STATED GOAL:
Copy exactly the lines that run from the top of the listing to the line containing "from matplotlib.patches import Rectangle", both ends included, and omit the pictures.

=-=-=

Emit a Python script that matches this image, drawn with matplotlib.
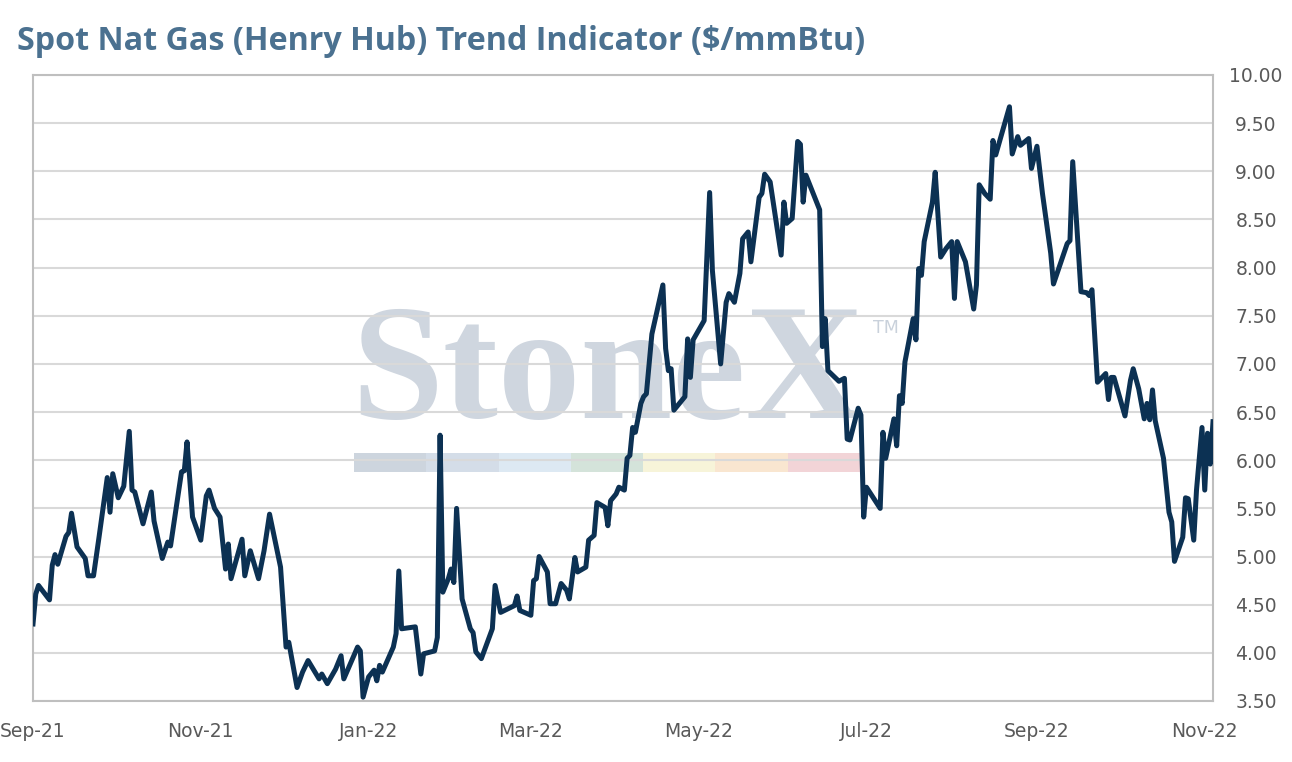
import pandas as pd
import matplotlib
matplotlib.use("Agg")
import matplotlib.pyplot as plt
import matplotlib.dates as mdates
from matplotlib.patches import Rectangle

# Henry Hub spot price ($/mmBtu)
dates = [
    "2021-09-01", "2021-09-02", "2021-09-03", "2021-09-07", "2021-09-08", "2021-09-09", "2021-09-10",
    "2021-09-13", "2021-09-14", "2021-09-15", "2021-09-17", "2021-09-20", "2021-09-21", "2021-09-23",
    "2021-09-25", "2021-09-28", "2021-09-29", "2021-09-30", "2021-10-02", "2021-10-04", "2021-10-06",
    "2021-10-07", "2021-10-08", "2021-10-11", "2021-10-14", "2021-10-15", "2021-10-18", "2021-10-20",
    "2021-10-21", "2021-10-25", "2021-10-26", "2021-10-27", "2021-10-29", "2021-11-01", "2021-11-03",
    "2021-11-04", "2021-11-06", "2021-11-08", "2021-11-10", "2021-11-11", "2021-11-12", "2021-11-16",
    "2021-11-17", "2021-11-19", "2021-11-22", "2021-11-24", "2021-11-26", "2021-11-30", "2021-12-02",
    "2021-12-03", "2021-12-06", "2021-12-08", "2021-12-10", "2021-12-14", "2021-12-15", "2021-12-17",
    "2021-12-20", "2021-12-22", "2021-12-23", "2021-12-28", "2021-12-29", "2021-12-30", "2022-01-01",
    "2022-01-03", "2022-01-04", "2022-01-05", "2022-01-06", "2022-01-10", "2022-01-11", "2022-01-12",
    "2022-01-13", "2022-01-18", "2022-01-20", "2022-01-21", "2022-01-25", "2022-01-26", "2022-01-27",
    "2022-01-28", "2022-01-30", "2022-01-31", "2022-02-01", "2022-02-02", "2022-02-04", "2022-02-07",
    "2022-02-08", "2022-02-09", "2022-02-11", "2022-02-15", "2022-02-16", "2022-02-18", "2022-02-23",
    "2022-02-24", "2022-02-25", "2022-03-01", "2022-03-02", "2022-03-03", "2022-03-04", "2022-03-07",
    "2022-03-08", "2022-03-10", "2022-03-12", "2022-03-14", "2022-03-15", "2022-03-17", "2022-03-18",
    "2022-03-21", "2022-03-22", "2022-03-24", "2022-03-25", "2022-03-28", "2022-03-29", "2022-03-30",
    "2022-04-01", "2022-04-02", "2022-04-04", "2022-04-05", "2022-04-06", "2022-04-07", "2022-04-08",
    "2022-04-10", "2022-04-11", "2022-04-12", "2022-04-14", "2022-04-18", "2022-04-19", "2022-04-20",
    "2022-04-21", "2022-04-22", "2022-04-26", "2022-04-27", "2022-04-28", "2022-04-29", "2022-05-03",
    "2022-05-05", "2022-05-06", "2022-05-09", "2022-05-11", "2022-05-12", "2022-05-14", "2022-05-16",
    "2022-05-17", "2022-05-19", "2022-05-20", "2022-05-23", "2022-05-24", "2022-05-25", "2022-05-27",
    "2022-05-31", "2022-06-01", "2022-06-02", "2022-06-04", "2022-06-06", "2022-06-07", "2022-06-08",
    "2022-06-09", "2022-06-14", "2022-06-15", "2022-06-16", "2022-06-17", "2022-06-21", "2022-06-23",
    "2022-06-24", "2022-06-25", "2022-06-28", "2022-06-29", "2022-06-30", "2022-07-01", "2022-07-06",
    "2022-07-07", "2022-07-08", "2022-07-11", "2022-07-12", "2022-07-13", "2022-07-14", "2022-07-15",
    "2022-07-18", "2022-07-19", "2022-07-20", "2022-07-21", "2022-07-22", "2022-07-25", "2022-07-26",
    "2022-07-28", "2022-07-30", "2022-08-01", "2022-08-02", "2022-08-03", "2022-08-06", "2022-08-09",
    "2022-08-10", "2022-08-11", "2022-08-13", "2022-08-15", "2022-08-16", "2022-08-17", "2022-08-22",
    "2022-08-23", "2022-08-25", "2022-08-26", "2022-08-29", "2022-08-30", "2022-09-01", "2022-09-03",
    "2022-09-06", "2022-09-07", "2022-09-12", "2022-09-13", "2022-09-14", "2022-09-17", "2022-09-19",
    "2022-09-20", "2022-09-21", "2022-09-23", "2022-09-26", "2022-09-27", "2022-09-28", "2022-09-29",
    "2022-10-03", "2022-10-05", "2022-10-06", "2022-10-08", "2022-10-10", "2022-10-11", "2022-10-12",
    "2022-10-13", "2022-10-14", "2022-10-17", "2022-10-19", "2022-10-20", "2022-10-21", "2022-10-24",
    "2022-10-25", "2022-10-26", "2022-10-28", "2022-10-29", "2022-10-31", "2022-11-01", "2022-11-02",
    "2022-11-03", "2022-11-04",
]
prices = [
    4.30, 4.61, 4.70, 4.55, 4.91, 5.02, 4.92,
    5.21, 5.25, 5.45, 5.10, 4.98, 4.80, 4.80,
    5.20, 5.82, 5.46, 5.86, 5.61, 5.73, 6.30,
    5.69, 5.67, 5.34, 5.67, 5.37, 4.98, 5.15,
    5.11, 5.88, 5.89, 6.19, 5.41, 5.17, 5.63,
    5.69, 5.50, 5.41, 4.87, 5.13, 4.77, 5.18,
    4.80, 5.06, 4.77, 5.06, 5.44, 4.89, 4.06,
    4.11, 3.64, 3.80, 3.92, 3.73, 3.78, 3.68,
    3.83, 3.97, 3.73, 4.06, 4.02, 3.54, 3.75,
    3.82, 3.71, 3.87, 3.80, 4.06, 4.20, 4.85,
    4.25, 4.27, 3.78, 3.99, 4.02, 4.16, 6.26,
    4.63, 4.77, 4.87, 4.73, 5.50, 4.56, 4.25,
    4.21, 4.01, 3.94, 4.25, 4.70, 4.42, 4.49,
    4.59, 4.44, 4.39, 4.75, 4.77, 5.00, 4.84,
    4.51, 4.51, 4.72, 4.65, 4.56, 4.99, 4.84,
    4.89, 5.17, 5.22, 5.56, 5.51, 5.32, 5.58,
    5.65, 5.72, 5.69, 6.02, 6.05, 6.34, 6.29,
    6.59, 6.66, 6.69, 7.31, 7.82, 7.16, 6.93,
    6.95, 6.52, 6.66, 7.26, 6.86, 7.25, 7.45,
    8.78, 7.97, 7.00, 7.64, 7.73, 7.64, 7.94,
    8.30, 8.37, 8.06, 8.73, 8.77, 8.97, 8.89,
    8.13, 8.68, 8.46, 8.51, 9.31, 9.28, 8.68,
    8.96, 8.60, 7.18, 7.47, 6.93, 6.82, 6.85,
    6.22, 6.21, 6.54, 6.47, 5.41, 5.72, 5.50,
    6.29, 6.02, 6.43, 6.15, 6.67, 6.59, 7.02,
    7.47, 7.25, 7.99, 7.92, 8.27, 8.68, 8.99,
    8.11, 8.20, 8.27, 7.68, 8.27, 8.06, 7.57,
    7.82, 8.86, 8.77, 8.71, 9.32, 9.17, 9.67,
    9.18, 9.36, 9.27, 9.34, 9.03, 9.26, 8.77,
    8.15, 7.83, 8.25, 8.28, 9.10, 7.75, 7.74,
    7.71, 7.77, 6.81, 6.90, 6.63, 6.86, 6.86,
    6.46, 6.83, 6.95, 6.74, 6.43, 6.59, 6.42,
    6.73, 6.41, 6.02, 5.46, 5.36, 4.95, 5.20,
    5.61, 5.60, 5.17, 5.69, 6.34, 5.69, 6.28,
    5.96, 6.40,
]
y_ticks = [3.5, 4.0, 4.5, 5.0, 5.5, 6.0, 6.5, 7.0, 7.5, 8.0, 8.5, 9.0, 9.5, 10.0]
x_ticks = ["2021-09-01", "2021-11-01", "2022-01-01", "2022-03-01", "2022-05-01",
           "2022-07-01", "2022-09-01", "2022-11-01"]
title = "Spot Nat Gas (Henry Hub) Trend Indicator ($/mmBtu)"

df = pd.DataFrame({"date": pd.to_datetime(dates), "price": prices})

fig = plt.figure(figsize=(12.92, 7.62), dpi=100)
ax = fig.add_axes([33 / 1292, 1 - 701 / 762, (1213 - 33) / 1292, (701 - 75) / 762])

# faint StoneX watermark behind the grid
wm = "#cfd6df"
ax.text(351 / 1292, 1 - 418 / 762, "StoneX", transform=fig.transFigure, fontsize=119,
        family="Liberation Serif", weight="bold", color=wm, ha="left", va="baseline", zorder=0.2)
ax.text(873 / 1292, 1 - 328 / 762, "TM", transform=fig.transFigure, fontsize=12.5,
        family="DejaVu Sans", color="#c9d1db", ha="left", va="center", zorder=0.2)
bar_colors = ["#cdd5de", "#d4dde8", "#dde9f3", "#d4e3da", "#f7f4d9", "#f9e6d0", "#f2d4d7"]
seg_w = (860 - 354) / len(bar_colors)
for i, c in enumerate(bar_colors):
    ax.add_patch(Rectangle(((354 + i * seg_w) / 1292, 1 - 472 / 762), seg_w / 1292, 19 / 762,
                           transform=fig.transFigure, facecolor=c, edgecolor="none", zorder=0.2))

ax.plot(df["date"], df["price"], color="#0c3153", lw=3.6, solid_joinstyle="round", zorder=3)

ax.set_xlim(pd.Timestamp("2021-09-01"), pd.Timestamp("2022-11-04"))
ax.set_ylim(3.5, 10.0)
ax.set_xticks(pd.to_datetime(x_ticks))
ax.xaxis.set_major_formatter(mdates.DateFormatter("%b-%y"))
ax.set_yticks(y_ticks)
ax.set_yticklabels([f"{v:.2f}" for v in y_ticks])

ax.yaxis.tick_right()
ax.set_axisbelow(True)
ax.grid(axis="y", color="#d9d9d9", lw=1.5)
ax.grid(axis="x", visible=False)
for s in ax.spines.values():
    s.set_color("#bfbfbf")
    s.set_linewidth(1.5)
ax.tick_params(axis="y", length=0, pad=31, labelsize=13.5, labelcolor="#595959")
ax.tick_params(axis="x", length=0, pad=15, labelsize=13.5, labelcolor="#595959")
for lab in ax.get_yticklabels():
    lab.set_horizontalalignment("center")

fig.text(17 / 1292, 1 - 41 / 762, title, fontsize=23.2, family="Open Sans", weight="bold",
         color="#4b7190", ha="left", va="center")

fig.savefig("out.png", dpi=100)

=-=-=

EXERCISE RESPONSE:
Emit a Python script that matches this image, drawn with matplotlib.
import pandas as pd
import matplotlib
matplotlib.use("Agg")
import matplotlib.pyplot as plt
import matplotlib.dates as mdates
from matplotlib.patches import Rectangle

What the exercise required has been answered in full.